About Fine Art Dealers Pimlico Wilde

NB – The art for sale is real but please take everything you read on this site with a pinch of salt.

It’s all about the vibes. Stand aside art history, forget years of boring art, ignore the price, let’s vibe.

Art dealer to the stars! Pimlico Wilde helped me achieve my life’s ambition of filling my house with artworks all by artists whose middle name was George.

Donna Plugh, star of the much copied 2004 podcast Chatting with my Friends

Pimlico Wilde are an art dealer with roots in the early 400s AD when one of our founders Lord Heinrich Hoppewill bought the Holy Grail from a market stall in Naples.
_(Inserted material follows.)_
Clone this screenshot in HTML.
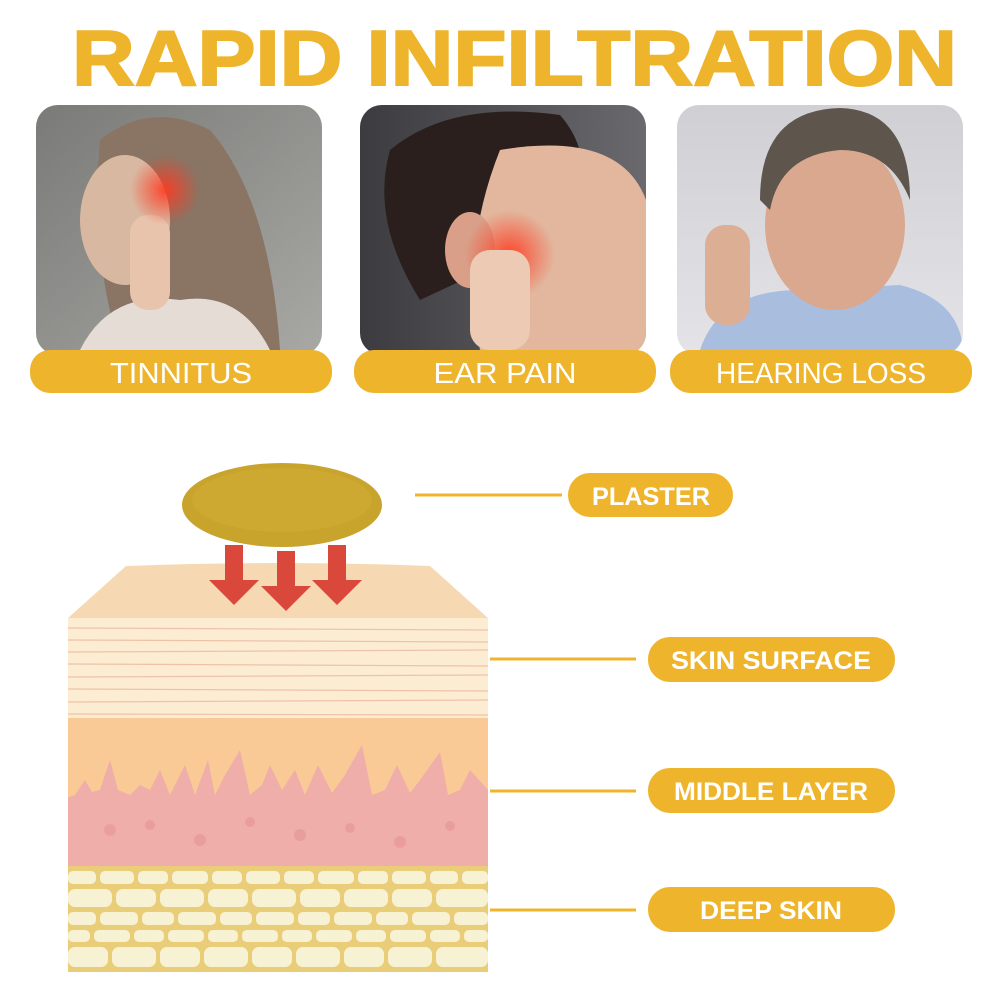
<!DOCTYPE html><html><head><style>body{margin:0;background:#fff}svg{display:block}</style></head><body>
<svg width="1002" height="1002" viewBox="0 0 1002 1002" xmlns="http://www.w3.org/2000/svg" font-family="Liberation Sans, sans-serif">
<defs>
<linearGradient id="g1" x1="0" y1="0" x2="1" y2="1"><stop offset="0" stop-color="#7a7a78"/><stop offset="1" stop-color="#a8a8a4"/></linearGradient>
<linearGradient id="g2" x1="0" y1="0" x2="1" y2="0"><stop offset="0" stop-color="#3c3c40"/><stop offset="1" stop-color="#6a6a6e"/></linearGradient>
<linearGradient id="g3" x1="0" y1="0" x2="0" y2="1"><stop offset="0" stop-color="#cfcfd4"/><stop offset="1" stop-color="#e4e4e8"/></linearGradient>
<radialGradient id="red"><stop offset="0" stop-color="#ff3a20" stop-opacity=".9"/><stop offset="1" stop-color="#ff3a20" stop-opacity="0"/></radialGradient>
<clipPath id="c1"><rect x="36" y="105" width="286" height="250" rx="22"/></clipPath>
<clipPath id="c2"><rect x="360" y="105" width="286" height="250" rx="22"/></clipPath>
<clipPath id="c3"><rect x="677" y="105" width="286" height="250" rx="22"/></clipPath>
<clipPath id="blk"><path d="M126 566 Q280 560 430 566 L488 618 L488 972 L68 972 L68 618 Z"/></clipPath>
</defs>
<text x="72" y="85" font-size="78" font-weight="bold" fill="#eeb52c" stroke="#eeb52c" stroke-width="2" textLength="885" lengthAdjust="spacingAndGlyphs">RAPID INFILTRATION</text>
<g clip-path="url(#c1)">
<rect x="36" y="105" width="286" height="250" fill="url(#g1)"/>
<path d="M100 140 Q150 100 210 130 Q270 200 280 350 L120 350 Q90 250 100 140Z" fill="#8a7464"/>
<ellipse cx="125" cy="220" rx="45" ry="65" fill="#d9b8a2"/>
<path d="M80 350 Q110 290 180 300 Q240 290 270 350Z" fill="#e6dcd6"/>
<rect x="130" y="215" width="40" height="95" rx="18" fill="#e8c4ac"/>
<circle cx="165" cy="190" r="35" fill="url(#red)"/>
</g>
<g clip-path="url(#c2)">
<rect x="360" y="105" width="286" height="250" fill="url(#g2)"/>
<path d="M390 150 Q450 100 560 115 Q600 160 570 230 L420 300 Q370 220 390 150Z" fill="#2a1f1c"/>
<path d="M500 150 Q620 130 646 200 L646 350 L480 350 Q460 250 500 150Z" fill="#e2b79e"/>
<ellipse cx="470" cy="250" rx="25" ry="38" fill="#d99f88"/>
<circle cx="510" cy="255" r="45" fill="url(#red)"/>
<rect x="470" y="250" width="60" height="100" rx="20" fill="#eccab4"/>
</g>
<g clip-path="url(#c3)">
<rect x="677" y="105" width="286" height="250" fill="url(#g3)"/>
<path d="M700 350 Q720 290 800 290 L900 285 Q960 300 963 350Z" fill="#a9bddf"/>
<ellipse cx="835" cy="225" rx="70" ry="85" fill="#d9a88e"/>
<path d="M760 200 Q760 110 840 108 Q910 110 910 200 Q890 150 840 150 Q780 155 770 210Z" fill="#5e554c"/>
<rect x="705" y="225" width="45" height="100" rx="20" fill="#dcae94"/>
</g>
<g fill="#eeb52c">
<rect x="30" y="350" width="302" height="43" rx="20"/>
<rect x="354" y="350" width="302" height="43" rx="20"/>
<rect x="670" y="350" width="302" height="43" rx="20"/>
</g>
<g fill="#fff" font-size="29" text-anchor="middle">
<text x="181" y="383" textLength="142" lengthAdjust="spacingAndGlyphs">TINNITUS</text>
<text x="505" y="383" textLength="143" lengthAdjust="spacingAndGlyphs">EAR PAIN</text>
<text x="821" y="383" textLength="210" lengthAdjust="spacingAndGlyphs">HEARING LOSS</text>
</g>
<g clip-path="url(#blk)">
<rect x="60" y="560" width="440" height="60" fill="#f6d9b2"/>
<rect x="60" y="618" width="440" height="102" fill="#fcecd2"/>
<g stroke="#eec2a8" stroke-width="1.2">
<line x1="68" y1="628" x2="488" y2="630"/><line x1="68" y1="640" x2="488" y2="642"/><line x1="68" y1="652" x2="488" y2="650"/><line x1="68" y1="664" x2="488" y2="666"/><line x1="68" y1="677" x2="488" y2="675"/><line x1="68" y1="689" x2="488" y2="691"/><line x1="68" y1="702" x2="488" y2="700"/><line x1="68" y1="714" x2="488" y2="715"/>
</g>
<rect x="60" y="718" width="440" height="100" fill="#f9c996"/>
<path d="M60 800 L75 795 L85 780 L92 792 L100 790 L110 760 L118 790 L130 795 L140 785 L150 790 L160 770 L170 795 L185 765 L195 795 L208 760 L215 795 L225 775 L240 750 L250 795 L262 785 L270 765 L282 790 L295 770 L305 795 L318 765 L332 793 L345 775 L362 745 L372 795 L385 790 L397 765 L410 793 L420 780 L440 752 L448 795 L460 790 L470 770 L488 790 L500 790 L500 870 L60 870Z" fill="#efaeaa"/>
<g fill="#e58f92" opacity=".5"><circle cx="110" cy="830" r="6"/><circle cx="150" cy="825" r="5"/><circle cx="200" cy="840" r="6"/><circle cx="250" cy="822" r="5"/><circle cx="300" cy="835" r="6"/><circle cx="350" cy="828" r="5"/><circle cx="400" cy="842" r="6"/><circle cx="450" cy="826" r="5"/></g>
<rect x="60" y="866" width="440" height="110" fill="#e9cd79"/>
<g fill="#f8f2d4">
<rect x="68" y="871" width="28" height="13" rx="5"/><rect x="100" y="871" width="34" height="13" rx="5"/><rect x="138" y="871" width="30" height="13" rx="5"/><rect x="172" y="871" width="36" height="13" rx="5"/><rect x="212" y="871" width="30" height="13" rx="5"/><rect x="246" y="871" width="34" height="13" rx="5"/><rect x="284" y="871" width="30" height="13" rx="5"/><rect x="318" y="871" width="36" height="13" rx="5"/><rect x="358" y="871" width="30" height="13" rx="5"/><rect x="392" y="871" width="34" height="13" rx="5"/><rect x="430" y="871" width="28" height="13" rx="5"/><rect x="462" y="871" width="26" height="13" rx="5"/>
<rect x="68" y="889" width="44" height="18" rx="7"/><rect x="116" y="889" width="40" height="18" rx="7"/><rect x="160" y="889" width="44" height="18" rx="7"/><rect x="208" y="889" width="40" height="18" rx="7"/><rect x="252" y="889" width="44" height="18" rx="7"/><rect x="300" y="889" width="40" height="18" rx="7"/><rect x="344" y="889" width="44" height="18" rx="7"/><rect x="392" y="889" width="40" height="18" rx="7"/><rect x="436" y="889" width="52" height="18" rx="7"/>
<rect x="68" y="912" width="28" height="13" rx="5"/><rect x="100" y="912" width="38" height="13" rx="5"/><rect x="142" y="912" width="32" height="13" rx="5"/><rect x="178" y="912" width="38" height="13" rx="5"/><rect x="220" y="912" width="32" height="13" rx="5"/><rect x="256" y="912" width="38" height="13" rx="5"/><rect x="298" y="912" width="32" height="13" rx="5"/><rect x="334" y="912" width="38" height="13" rx="5"/><rect x="376" y="912" width="32" height="13" rx="5"/><rect x="412" y="912" width="38" height="13" rx="5"/><rect x="454" y="912" width="34" height="13" rx="5"/>
<rect x="68" y="930" width="22" height="12" rx="5"/><rect x="94" y="930" width="36" height="12" rx="5"/><rect x="134" y="930" width="30" height="12" rx="5"/><rect x="168" y="930" width="36" height="12" rx="5"/><rect x="208" y="930" width="30" height="12" rx="5"/><rect x="242" y="930" width="36" height="12" rx="5"/><rect x="282" y="930" width="30" height="12" rx="5"/><rect x="316" y="930" width="36" height="12" rx="5"/><rect x="356" y="930" width="30" height="12" rx="5"/><rect x="390" y="930" width="36" height="12" rx="5"/><rect x="430" y="930" width="30" height="12" rx="5"/><rect x="464" y="930" width="24" height="12" rx="5"/>
<rect x="68" y="947" width="40" height="20" rx="7"/><rect x="112" y="947" width="44" height="20" rx="7"/><rect x="160" y="947" width="40" height="20" rx="7"/><rect x="204" y="947" width="44" height="20" rx="7"/><rect x="252" y="947" width="40" height="20" rx="7"/><rect x="296" y="947" width="44" height="20" rx="7"/><rect x="344" y="947" width="40" height="20" rx="7"/><rect x="388" y="947" width="44" height="20" rx="7"/><rect x="436" y="947" width="52" height="20" rx="7"/>
</g>
</g>
<ellipse cx="282" cy="505" rx="100" ry="42" fill="#c9a42c"/>
<ellipse cx="282" cy="500" rx="90" ry="32" fill="#d2ae38" opacity=".5"/>
<g fill="#d9483a">
<path d="M225 545 h18 v35 h16 l-25 25 l-25 -25 h16z"/>
<path d="M277 551 h18 v35 h16 l-25 25 l-25 -25 h16z"/>
<path d="M328 545 h18 v35 h16 l-25 25 l-25 -25 h16z"/>
</g>
<g stroke="#eeb52c" stroke-width="3">
<line x1="415" y1="495" x2="562" y2="495"/>
<line x1="490" y1="659" x2="636" y2="659"/>
<line x1="490" y1="791" x2="636" y2="791"/>
<line x1="490" y1="910" x2="636" y2="910"/>
</g>
<g fill="#eeb52c">
<rect x="568" y="473" width="165" height="44" rx="22"/>
<rect x="648" y="637" width="247" height="45" rx="22"/>
<rect x="648" y="768" width="247" height="45" rx="22"/>
<rect x="648" y="887" width="247" height="45" rx="22"/>
</g>
<g fill="#fff" font-size="25" font-weight="bold" text-anchor="middle">
<text x="651" y="505" textLength="118" lengthAdjust="spacingAndGlyphs">PLASTER</text>
<text x="771" y="669" textLength="200" lengthAdjust="spacingAndGlyphs">SKIN SURFACE</text>
<text x="771" y="800" textLength="194" lengthAdjust="spacingAndGlyphs">MIDDLE LAYER</text>
<text x="771" y="919" textLength="142" lengthAdjust="spacingAndGlyphs">DEEP SKIN</text>
</g>
</svg>
</body></html>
Since then we have dealt in many famous pictures, including The Woman in a Tree by Monty Wassail, Joseph and his brothers (They still don’t know it’s him!) by Anna Quertic and the famed self-portrait by King George III described by Sir Justin Coppersmith as a terrible dawdling doodle*, entitled Self-portrait from memory without a mirror.

After World War Two we closed our office in Berlin and moved to London, where we were instrumental in building Sir Rafford Spikely-Steven’s collection of pre-Raphaelite charcoal sketches of Norfolk churches. We also played a part in helping Zachariah Cogge acquire his world class canvases by the criminally under-known early Renaissance painter from Northern England, Marco di Manchester.
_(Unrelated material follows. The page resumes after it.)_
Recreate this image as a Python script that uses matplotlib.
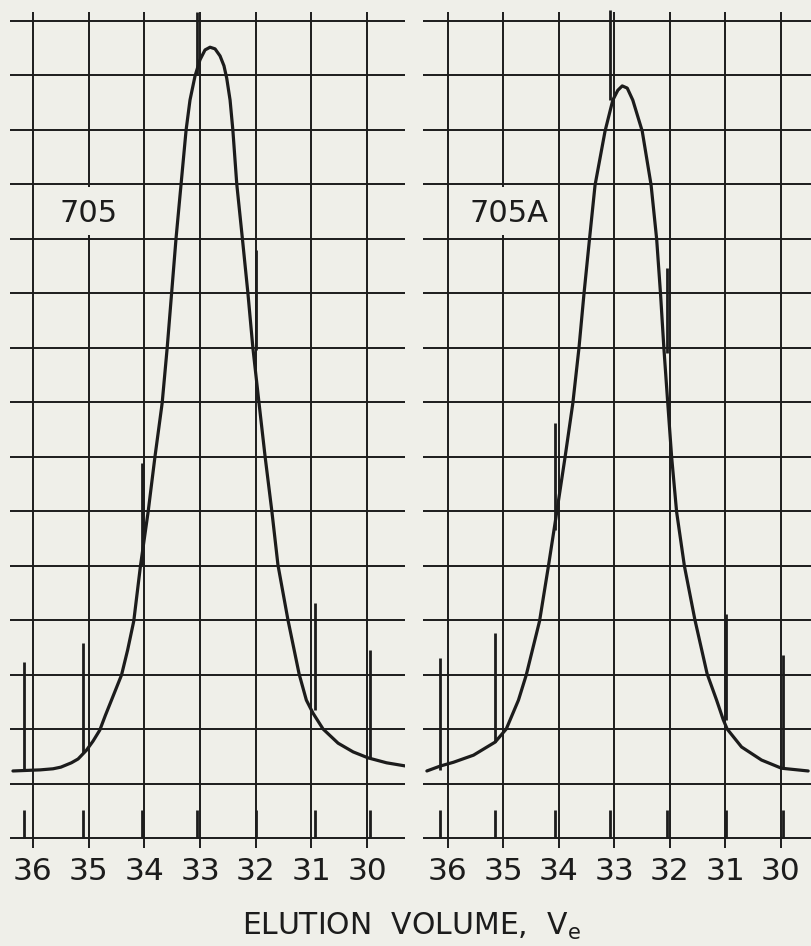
import matplotlib.pyplot as plt
from matplotlib.patches import Rectangle

# elution volume grid (counts) and chart divisions
volumes = [36, 35, 34, 33, 32, 31, 30]
tick_labels = ['36', '35', '34', '33', '32', '31', '30']
rows = list(range(16))

# sample 705: detector trace (volume, divisions)
vol_705 = [36.36, 35.87, 35.64, 35.50, 35.31, 35.19, 35.04, 34.92, 34.80, 34.70,
           34.59, 34.50, 34.41, 34.30, 34.19, 34.07,
           33.93, 33.81, 33.68, 33.59, 33.51, 33.43, 33.34, 33.25, 33.18, 33.09,
           33.00, 32.91, 32.82, 32.73, 32.64, 32.57, 32.52, 32.46, 32.41, 32.34,
           32.24, 32.14, 32.05, 31.94, 31.83, 31.71, 31.60, 31.42, 31.22, 31.09,
           30.97, 30.79, 30.52, 30.25, 29.98, 29.65, 29.30]
resp_705 = [1.23, 1.25, 1.27, 1.30, 1.38, 1.45, 1.61, 1.78, 1.98, 2.25,
            2.53, 2.76, 2.99, 3.45, 3.98, 4.99,
            6.00, 6.99, 7.98, 8.99, 10.00, 11.01, 12.00, 12.99, 13.54, 13.98,
            14.28, 14.46, 14.51, 14.48, 14.35, 14.17, 13.94, 13.54, 12.99, 12.00,
            11.01, 10.00, 8.99, 7.98, 6.99, 6.00, 5.01, 4.00, 3.01, 2.53,
            2.29, 2.00, 1.74, 1.58, 1.47, 1.38, 1.32]

# sample 705A
vol_705a = [36.38, 36.14, 35.90, 35.54, 35.15, 34.95, 34.73, 34.59, 34.35, 34.19,
            34.04, 33.89, 33.75, 33.64, 33.55, 33.45, 33.35, 33.17, 33.03, 32.94,
            32.86, 32.77, 32.67, 32.50, 32.34, 32.24, 32.17, 32.11, 32.04, 31.97,
            31.88, 31.74, 31.55, 31.33, 31.16, 31.04, 30.97, 30.71, 30.35, 29.99,
            29.51]
resp_705a = [1.23, 1.32, 1.39, 1.52, 1.76, 2.00, 2.53, 2.99, 3.98, 4.99,
             5.98, 6.99, 7.98, 8.99, 9.98, 10.99, 11.98, 12.97, 13.54, 13.72,
             13.80, 13.76, 13.54, 12.97, 11.98, 10.99, 9.98, 8.99, 7.98, 6.99,
             5.98, 4.99, 4.00, 3.01, 2.53, 2.17, 2.00, 1.67, 1.43, 1.28,
             1.23]

# siphon / count markers: position, spike top, spike bottom
marks_705 = [36.16, 35.10, 34.05, 33.05, 31.99, 30.93, 29.94]
top_705 = [3.23, 3.58, 6.88, 15.16, 10.79, 4.31, 3.45]
bot_705 = [1.25, 1.56, 5.01, 14.00, 8.95, 2.35, 1.47]

marks_705a = [36.14, 35.15, 34.08, 33.08, 32.05, 30.99, 29.97]
top_705a = [3.30, 3.76, 7.61, 15.19, 10.46, 4.11, 3.36]
bot_705a = [1.25, 1.76, 5.65, 13.54, 8.90, 2.17, 1.28]

count_tick = 0.51

paper = '#efefe9'
ink = '#1c1c1c'

W, H = 812, 946
fig = plt.figure(figsize=(W / 100, H / 100), dpi=100, facecolor=paper)


def panel(x0, x1, xlim, vol, resp, marks, tops, bots, name, name_x, gap):
    ax = fig.add_axes([x0 / W, 1 - 848 / H, (x1 - x0) / W, 838 / H])
    ax.set_facecolor(paper)
    ax.set_xlim(*xlim)
    ax.set_ylim(-0.1835, 15.193)
    ax.axis('off')
    ax.vlines(volumes, -0.1835, 15.15, color=ink, lw=1.4, zorder=1)
    # blank patch behind the sample label, as on the original chart paper
    ax.add_patch(Rectangle((gap[0], 11.06), gap[1] - gap[0], 0.88,
                           facecolor=paper, edgecolor='none', zorder=2))
    ax.hlines(rows, xlim[0], xlim[1], color=ink, lw=1.4, zorder=3)
    ax.plot(vol, resp, color=ink, lw=2.3, solid_capstyle='round',
            solid_joinstyle='round', zorder=4)
    ax.vlines(marks, bots, tops, color=ink, lw=2.0, zorder=4)
    ax.vlines(marks, 0, count_tick, color=ink, lw=2.0, zorder=4)
    ax.text(name_x, 11.45, name, fontsize=22, color=ink, ha='center',
            va='center', zorder=5)
    for v, lab in zip(volumes, tick_labels):
        ax.text(v, -0.62, lab, fontsize=22.5, color=ink, ha='center',
                va='center', clip_on=False)
    return ax


panel(10, 405, (36.413, 29.318), vol_705, resp_705, marks_705, top_705, bot_705,
      '705', 35.01, (35.45, 34.55))
panel(423, 812, (36.450, 29.441), vol_705a, resp_705a, marks_705a, top_705a,
      bot_705a, '705A', 34.90, (35.55, 34.25))

fig.text(411 / W, 1 - 926 / H, r'ELUTION  VOLUME,  V$_\mathregular{e}$',
         fontsize=21.5, color=ink, ha='center', va='center')

fig.savefig('out.png', dpi=100, facecolor=paper)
Today we deal mainly in contemporary art, having shows in our gallery by stars of the art world like Davide Palle, Zipp Handkerchief and Flimble O’Leary.

We are famous for having the only show of Sean Ordain’s immersive artwork “Get your coke here” before it was banned and he was sent to rehab. We acknowledge that we thought he was going to be giving out free Coca Cola, but that wasn’t the case.

If you would like to purchase a work by or order a commission, please use our contact form to make an enquiry.


*For which he spent seven years in the Tower of London, only escaping when he painted a picture of himself so lifelike that the guards mistook it for him when they saw it on his pillow, thought he was abed and thus allowed Sir Justin to escape in a laundry basket à la Sir John F.